> Short problem:
An exact copy of all the data is required, with pictures left out.

----- Material -----

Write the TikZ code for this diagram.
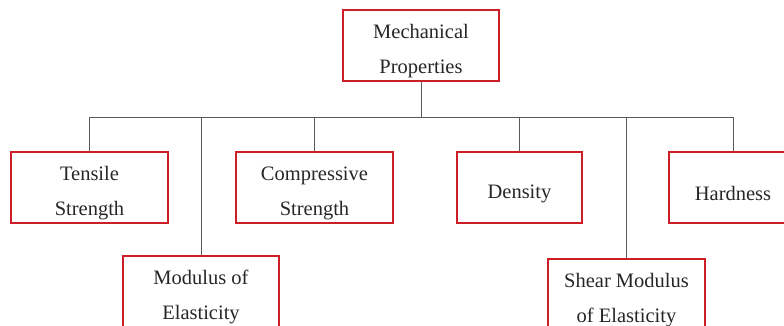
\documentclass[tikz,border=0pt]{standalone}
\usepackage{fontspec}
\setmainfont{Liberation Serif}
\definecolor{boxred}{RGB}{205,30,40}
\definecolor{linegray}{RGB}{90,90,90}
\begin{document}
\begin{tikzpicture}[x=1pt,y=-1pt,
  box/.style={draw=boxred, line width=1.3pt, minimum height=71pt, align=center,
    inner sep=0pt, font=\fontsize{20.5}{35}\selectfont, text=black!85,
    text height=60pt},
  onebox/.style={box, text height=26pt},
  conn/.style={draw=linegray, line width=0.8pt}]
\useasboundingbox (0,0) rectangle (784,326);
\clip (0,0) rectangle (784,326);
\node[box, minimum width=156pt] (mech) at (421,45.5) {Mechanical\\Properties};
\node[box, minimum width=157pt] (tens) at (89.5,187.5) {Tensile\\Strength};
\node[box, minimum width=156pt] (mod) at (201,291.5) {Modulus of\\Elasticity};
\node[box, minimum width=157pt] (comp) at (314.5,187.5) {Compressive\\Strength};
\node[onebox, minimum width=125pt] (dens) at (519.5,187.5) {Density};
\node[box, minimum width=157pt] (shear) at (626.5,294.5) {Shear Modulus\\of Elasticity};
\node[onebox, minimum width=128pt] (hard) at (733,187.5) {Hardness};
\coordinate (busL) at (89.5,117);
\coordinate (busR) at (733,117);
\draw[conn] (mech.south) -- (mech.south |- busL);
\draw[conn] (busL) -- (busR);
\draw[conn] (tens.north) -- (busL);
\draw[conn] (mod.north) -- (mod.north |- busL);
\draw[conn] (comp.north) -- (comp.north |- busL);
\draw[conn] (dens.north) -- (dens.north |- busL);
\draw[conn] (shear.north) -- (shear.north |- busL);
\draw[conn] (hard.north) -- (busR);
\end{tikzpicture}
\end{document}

-----

> Solution to this problem:
Write the TikZ code for this diagram.
\documentclass[tikz,border=0pt]{standalone}
\usepackage{fontspec}
\setmainfont{Liberation Serif}
\definecolor{boxred}{RGB}{205,30,40}
\definecolor{linegray}{RGB}{90,90,90}
\begin{document}
\begin{tikzpicture}[x=1pt,y=-1pt,
  box/.style={draw=boxred, line width=1.3pt, minimum height=71pt, align=center,
    inner sep=0pt, font=\fontsize{20.5}{35}\selectfont, text=black!85,
    text height=60pt},
  onebox/.style={box, text height=26pt},
  conn/.style={draw=linegray, line width=0.8pt}]
\useasboundingbox (0,0) rectangle (784,326);
\clip (0,0) rectangle (784,326);
\node[box, minimum width=156pt] (mech) at (421,45.5) {Mechanical\\Properties};
\node[box, minimum width=157pt] (tens) at (89.5,187.5) {Tensile\\Strength};
\node[box, minimum width=156pt] (mod) at (201,291.5) {Modulus of\\Elasticity};
\node[box, minimum width=157pt] (comp) at (314.5,187.5) {Compressive\\Strength};
\node[onebox, minimum width=125pt] (dens) at (519.5,187.5) {Density};
\node[box, minimum width=157pt] (shear) at (626.5,294.5) {Shear Modulus\\of Elasticity};
\node[onebox, minimum width=128pt] (hard) at (733,187.5) {Hardness};
\coordinate (busL) at (89.5,117);
\coordinate (busR) at (733,117);
\draw[conn] (mech.south) -- (mech.south |- busL);
\draw[conn] (busL) -- (busR);
\draw[conn] (tens.north) -- (busL);
\draw[conn] (mod.north) -- (mod.north |- busL);
\draw[conn] (comp.north) -- (comp.north |- busL);
\draw[conn] (dens.north) -- (dens.north |- busL);
\draw[conn] (shear.north) -- (shear.north |- busL);
\draw[conn] (hard.north) -- (busR);
\end{tikzpicture}
\end{document}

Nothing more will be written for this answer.